Mittwoch, 21. März 2012

Tanz der Teufel

The Evil Dead
Horror | USA 1981 | FSK - | Regie: Sam Raimi

Literweise Körperflüssigkeiten, von denen man nicht mal die leiseste Ahnung hatte, wo sie hätten hinausspritzen können, Nebel, Wald, notgeile Bäume und Kettensägen, Würgreize und abstoßende Anziehungskraft. 'The Evil Dead' ist abgesehen von seinem primitiven Unterhaltungspotenzial vor allem eins: ekelhaft genial und ein mehr oder weniger lebendiges Zeichen dafür, wie nahe sich Grauen und Reiz, Scheusal und Faszination und geschmacklose Gewaltsamkeit und teuflische Filmkunst sind: Der Mensch wird geöffnet, und wir befinden uns am Rande des Wahnsinns.  



Sonntag, 11. März 2012

Inland Empire

Inland Empire
Psychothriller/Drama | Frankreich, Polen, USA 2006 | FSK 12 | Regie: David Lynch 

Abgöttischer Mist und unerträglich albern artistisch zwischen stilvoll düsteren, göttlich atmosphärischen Szenenbildern, zwischen Stilbrüchen, in denen Frauen ihre Titten ins Objektiv quetschen und Männer hinter abgefuckten Gartenlauben lauern; irgendwo da ist 'Inland Empire' außerordentlich sehenswert und gleichermaßen ein Selbstbegräbnis Lynchens.

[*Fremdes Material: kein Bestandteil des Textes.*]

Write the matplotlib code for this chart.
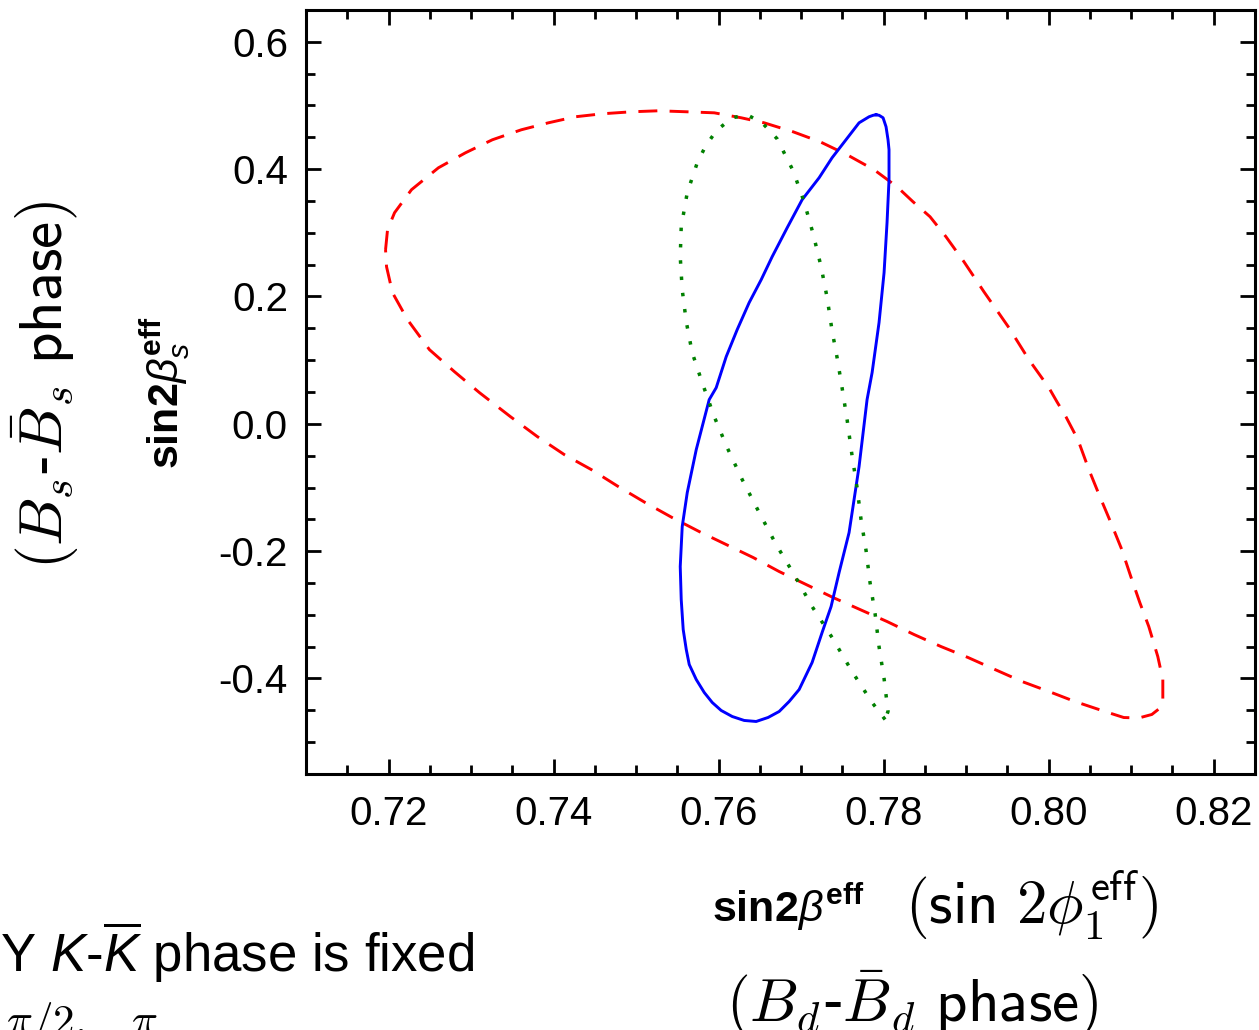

Es ist gar nicht das nebulöse Überirdische, das Lynch in dieser Erscheinung bis aufs Äußerste hinausquälte. Es ist die Tatsache, dass 'Inland Empire' ganz ohne Zweifel mehr einem billigen Lynch-Fake eines Filmstudenten gleicht als einem Lynch-Mysterium, das wir lieben. Sicherlich voller Sinn und Verstand über seinen Arschtritt an Hollywood, doch an der Grenze zum Megaquark.


Samstag, 10. März 2012

Warrior


Warrior
Sportdrama | USA 2011 | FSK 16 | Regie: Gavin O'Connor

Von Publikum und Kritik in die Galaxis gelobt, bleibt 'Warrior' treuherzig an der Grenze des Sportdramas kleben. Von Emotionalität und Schicksal getragen und allemal von nur allzu blendender Musik nahezu perfektioniert, schaffte 'Warrior' es nie, mich auch mit jenen Affekten zu überwältigen. Weit entfernt von schlecht, dazu ist er viel zu makellos, aber ebenso weit von jeglicher Innovation des Genres.